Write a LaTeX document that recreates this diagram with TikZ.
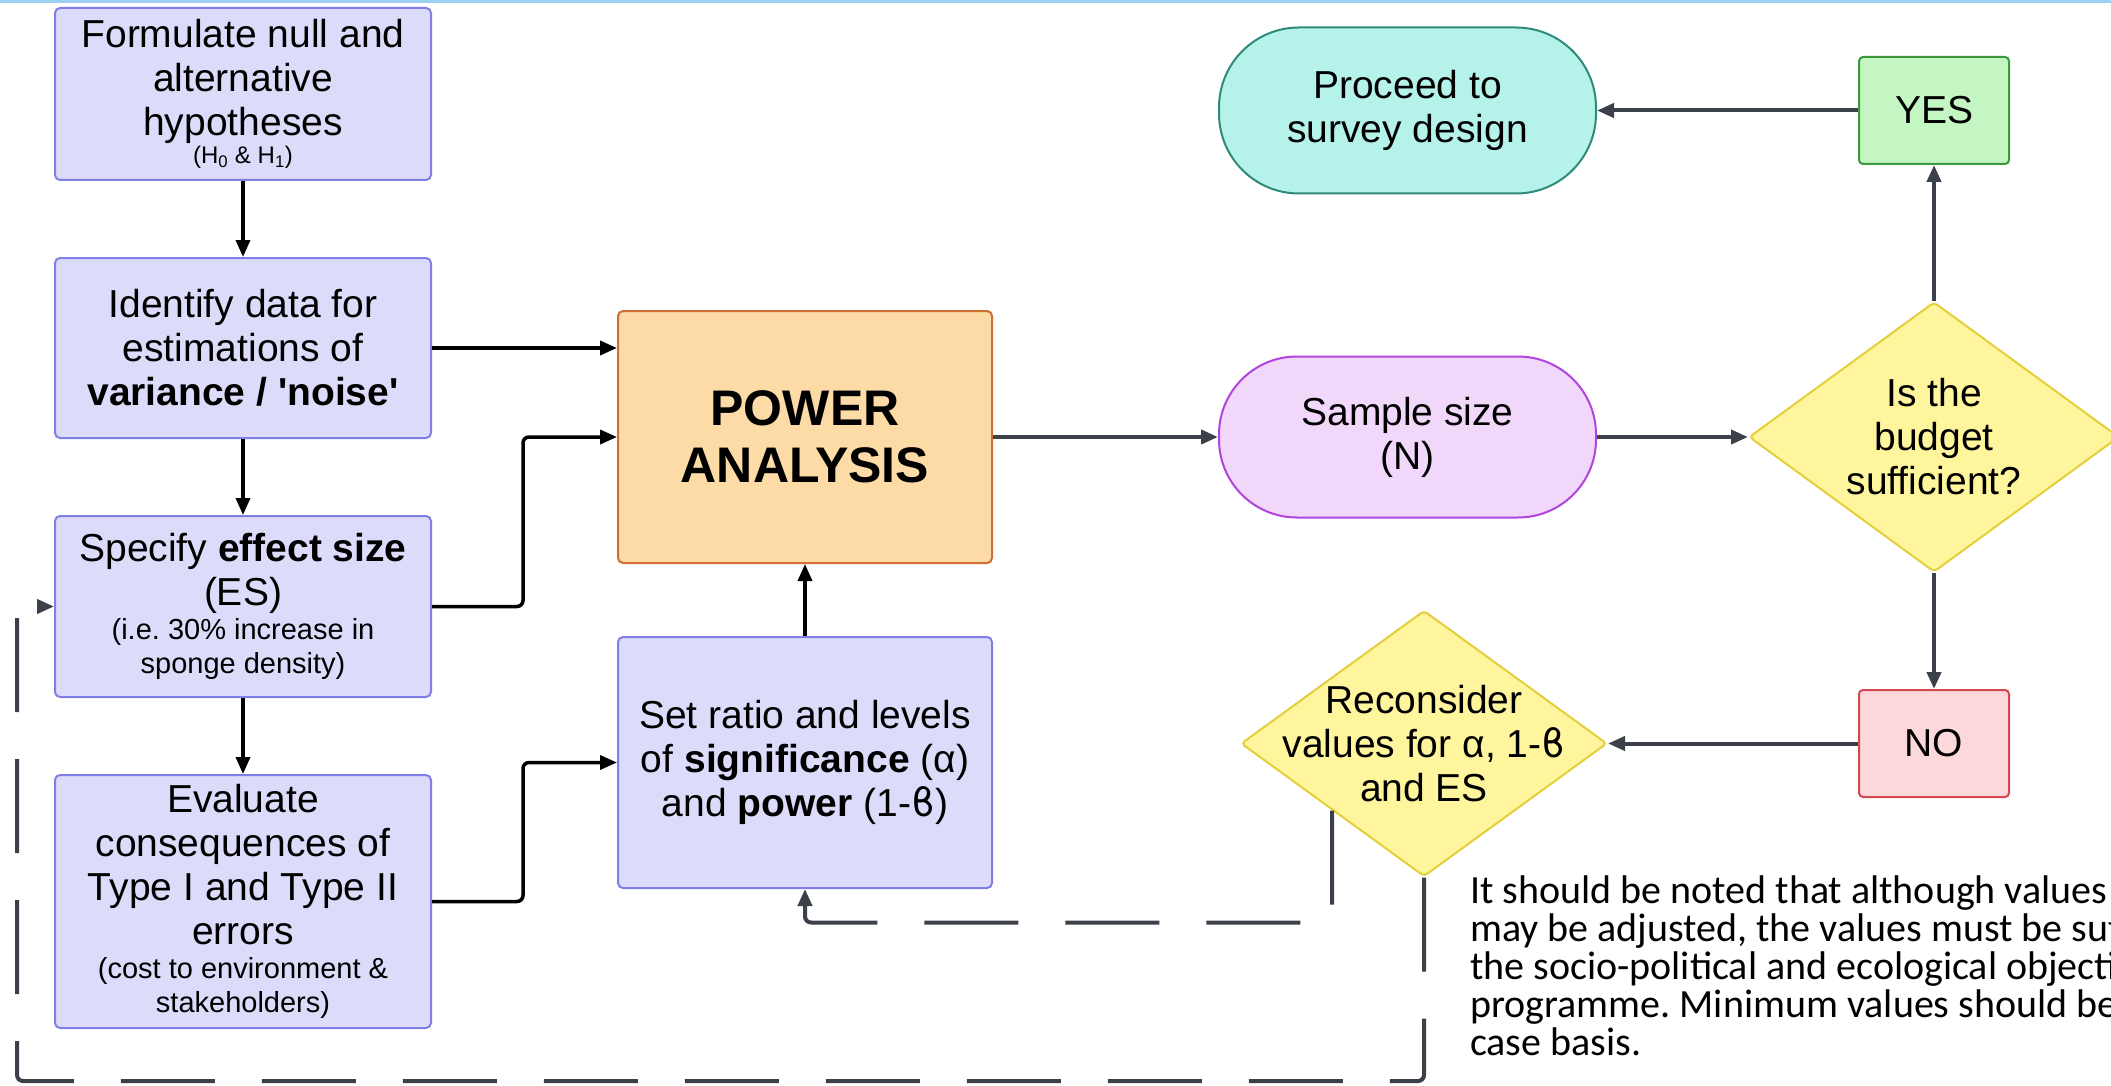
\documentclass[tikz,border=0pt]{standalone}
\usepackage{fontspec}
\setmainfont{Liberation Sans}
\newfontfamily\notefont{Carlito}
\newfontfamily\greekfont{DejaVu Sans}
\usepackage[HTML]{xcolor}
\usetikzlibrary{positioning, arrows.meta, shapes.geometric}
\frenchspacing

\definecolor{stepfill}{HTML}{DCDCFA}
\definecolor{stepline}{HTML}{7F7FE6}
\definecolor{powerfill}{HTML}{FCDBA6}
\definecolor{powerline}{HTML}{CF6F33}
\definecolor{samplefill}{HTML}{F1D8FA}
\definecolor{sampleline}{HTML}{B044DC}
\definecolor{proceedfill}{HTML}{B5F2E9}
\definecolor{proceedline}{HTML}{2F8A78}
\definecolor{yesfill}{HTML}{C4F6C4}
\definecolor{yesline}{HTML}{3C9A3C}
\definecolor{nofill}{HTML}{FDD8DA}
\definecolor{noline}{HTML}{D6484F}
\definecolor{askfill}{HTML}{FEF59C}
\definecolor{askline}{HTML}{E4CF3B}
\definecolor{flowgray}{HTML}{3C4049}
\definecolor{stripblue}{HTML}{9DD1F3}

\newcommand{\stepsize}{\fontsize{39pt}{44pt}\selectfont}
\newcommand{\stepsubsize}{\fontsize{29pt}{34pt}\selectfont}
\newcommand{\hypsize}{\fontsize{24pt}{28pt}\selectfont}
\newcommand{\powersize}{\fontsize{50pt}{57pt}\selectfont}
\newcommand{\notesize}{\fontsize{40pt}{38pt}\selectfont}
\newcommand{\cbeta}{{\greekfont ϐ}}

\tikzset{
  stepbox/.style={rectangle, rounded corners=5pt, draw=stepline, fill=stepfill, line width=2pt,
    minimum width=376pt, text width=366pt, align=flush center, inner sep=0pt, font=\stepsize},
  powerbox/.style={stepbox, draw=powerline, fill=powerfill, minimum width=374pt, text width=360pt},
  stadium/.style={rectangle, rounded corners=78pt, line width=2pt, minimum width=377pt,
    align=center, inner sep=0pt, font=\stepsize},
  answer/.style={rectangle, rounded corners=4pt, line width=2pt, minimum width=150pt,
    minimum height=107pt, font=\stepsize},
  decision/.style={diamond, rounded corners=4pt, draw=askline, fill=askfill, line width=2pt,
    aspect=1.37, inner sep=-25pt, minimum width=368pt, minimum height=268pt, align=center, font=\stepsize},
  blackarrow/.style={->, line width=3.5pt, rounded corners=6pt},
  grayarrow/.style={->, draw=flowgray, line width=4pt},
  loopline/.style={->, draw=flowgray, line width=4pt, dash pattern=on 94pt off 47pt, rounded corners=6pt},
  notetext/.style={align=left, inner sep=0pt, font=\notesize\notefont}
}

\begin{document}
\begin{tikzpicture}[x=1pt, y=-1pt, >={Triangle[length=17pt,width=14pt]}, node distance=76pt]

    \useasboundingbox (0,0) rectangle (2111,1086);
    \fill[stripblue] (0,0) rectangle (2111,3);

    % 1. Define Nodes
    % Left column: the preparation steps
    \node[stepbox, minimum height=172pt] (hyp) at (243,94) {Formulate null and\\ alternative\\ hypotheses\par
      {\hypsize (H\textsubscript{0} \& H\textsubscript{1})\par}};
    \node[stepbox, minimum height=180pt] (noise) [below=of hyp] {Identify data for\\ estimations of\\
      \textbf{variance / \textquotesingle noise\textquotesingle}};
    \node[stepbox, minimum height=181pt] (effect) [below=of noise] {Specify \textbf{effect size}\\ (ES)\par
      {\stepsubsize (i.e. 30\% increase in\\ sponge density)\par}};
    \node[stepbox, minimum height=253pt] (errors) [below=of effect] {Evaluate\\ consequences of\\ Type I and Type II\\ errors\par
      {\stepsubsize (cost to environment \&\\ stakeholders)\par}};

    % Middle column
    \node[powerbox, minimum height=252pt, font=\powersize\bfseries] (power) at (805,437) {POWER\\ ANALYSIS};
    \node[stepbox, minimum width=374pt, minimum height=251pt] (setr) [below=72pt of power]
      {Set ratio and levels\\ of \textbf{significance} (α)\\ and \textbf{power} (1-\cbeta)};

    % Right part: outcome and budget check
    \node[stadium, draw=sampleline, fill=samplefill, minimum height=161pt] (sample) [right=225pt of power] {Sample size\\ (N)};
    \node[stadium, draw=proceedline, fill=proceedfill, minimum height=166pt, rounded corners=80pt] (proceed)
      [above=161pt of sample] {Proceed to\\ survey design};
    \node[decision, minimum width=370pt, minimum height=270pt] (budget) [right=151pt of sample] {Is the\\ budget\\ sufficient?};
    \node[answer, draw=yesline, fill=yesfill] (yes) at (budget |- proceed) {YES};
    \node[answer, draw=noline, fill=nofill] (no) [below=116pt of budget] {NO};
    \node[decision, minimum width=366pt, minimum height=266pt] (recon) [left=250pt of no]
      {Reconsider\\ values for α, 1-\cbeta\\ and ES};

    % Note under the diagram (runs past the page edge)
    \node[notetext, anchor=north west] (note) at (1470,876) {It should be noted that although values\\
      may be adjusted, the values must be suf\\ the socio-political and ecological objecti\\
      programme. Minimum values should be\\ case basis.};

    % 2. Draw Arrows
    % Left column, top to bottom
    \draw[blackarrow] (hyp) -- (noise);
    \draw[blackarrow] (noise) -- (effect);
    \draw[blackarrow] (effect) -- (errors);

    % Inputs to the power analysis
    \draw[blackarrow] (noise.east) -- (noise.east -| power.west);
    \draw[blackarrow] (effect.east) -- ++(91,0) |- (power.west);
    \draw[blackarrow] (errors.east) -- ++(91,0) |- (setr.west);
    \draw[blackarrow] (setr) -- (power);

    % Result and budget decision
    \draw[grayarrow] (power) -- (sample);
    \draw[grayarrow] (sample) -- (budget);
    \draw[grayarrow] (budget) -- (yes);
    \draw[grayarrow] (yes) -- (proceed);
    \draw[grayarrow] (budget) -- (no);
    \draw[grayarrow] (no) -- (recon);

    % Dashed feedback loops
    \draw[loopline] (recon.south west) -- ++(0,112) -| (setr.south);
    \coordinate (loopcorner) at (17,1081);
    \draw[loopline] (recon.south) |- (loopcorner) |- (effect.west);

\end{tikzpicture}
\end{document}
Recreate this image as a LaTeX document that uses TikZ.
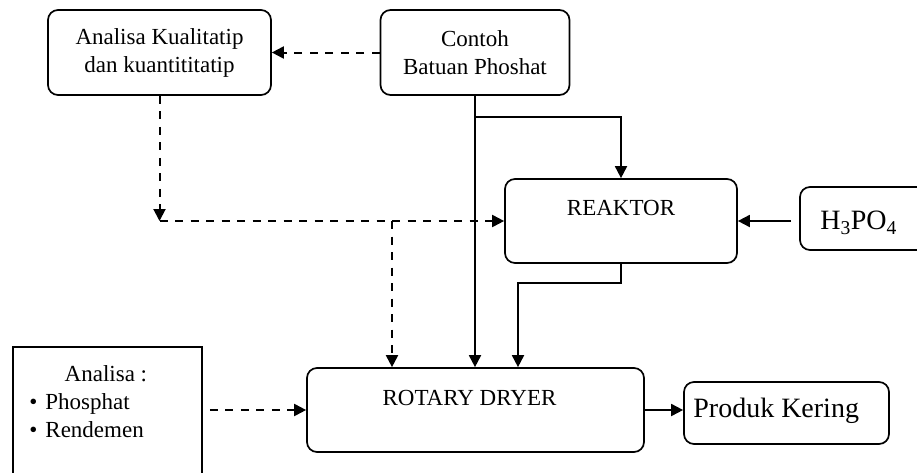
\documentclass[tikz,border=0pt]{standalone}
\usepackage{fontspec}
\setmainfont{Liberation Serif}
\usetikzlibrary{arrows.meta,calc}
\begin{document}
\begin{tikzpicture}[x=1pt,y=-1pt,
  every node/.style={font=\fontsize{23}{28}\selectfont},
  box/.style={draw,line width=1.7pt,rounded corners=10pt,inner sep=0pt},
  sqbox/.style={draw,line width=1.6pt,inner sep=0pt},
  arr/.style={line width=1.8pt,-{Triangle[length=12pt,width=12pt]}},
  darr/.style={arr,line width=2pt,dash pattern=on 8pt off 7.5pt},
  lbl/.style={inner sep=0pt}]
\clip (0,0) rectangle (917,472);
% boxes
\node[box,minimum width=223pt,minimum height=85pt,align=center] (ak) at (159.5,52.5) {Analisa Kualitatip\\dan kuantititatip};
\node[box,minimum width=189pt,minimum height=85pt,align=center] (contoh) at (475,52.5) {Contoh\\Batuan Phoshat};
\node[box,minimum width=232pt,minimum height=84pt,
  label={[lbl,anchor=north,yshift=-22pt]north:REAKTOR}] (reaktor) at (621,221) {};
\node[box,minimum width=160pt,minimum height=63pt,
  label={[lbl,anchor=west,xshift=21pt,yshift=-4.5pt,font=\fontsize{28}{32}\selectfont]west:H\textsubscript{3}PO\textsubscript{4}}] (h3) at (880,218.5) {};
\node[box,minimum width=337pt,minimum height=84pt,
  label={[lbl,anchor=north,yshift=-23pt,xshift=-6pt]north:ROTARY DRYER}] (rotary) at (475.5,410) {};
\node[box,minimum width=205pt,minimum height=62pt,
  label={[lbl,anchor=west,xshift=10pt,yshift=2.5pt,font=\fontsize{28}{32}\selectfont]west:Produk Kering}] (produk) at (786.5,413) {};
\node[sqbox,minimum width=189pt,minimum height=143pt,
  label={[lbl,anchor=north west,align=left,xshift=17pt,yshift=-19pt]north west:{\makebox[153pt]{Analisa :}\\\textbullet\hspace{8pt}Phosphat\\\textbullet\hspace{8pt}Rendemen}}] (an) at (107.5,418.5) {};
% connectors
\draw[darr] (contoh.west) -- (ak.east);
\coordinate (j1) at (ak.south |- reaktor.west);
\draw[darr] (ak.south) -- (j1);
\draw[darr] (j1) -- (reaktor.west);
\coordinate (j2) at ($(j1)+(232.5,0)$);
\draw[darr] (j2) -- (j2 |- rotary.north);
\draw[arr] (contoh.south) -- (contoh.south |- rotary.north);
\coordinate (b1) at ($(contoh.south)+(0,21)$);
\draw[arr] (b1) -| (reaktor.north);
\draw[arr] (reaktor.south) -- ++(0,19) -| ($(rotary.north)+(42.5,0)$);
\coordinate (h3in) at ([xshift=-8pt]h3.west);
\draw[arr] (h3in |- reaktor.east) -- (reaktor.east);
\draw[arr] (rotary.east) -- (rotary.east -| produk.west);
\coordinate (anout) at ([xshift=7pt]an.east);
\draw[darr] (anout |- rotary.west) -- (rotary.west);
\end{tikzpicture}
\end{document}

━━━━━━━━━━

• **Set exercise**
Where a line holds the string "LaTeX", copy that line.

• **Exercise result**
Write a LaTeX document that recreates this diagram with TikZ.
Recreate this image as a LaTeX document that uses TikZ.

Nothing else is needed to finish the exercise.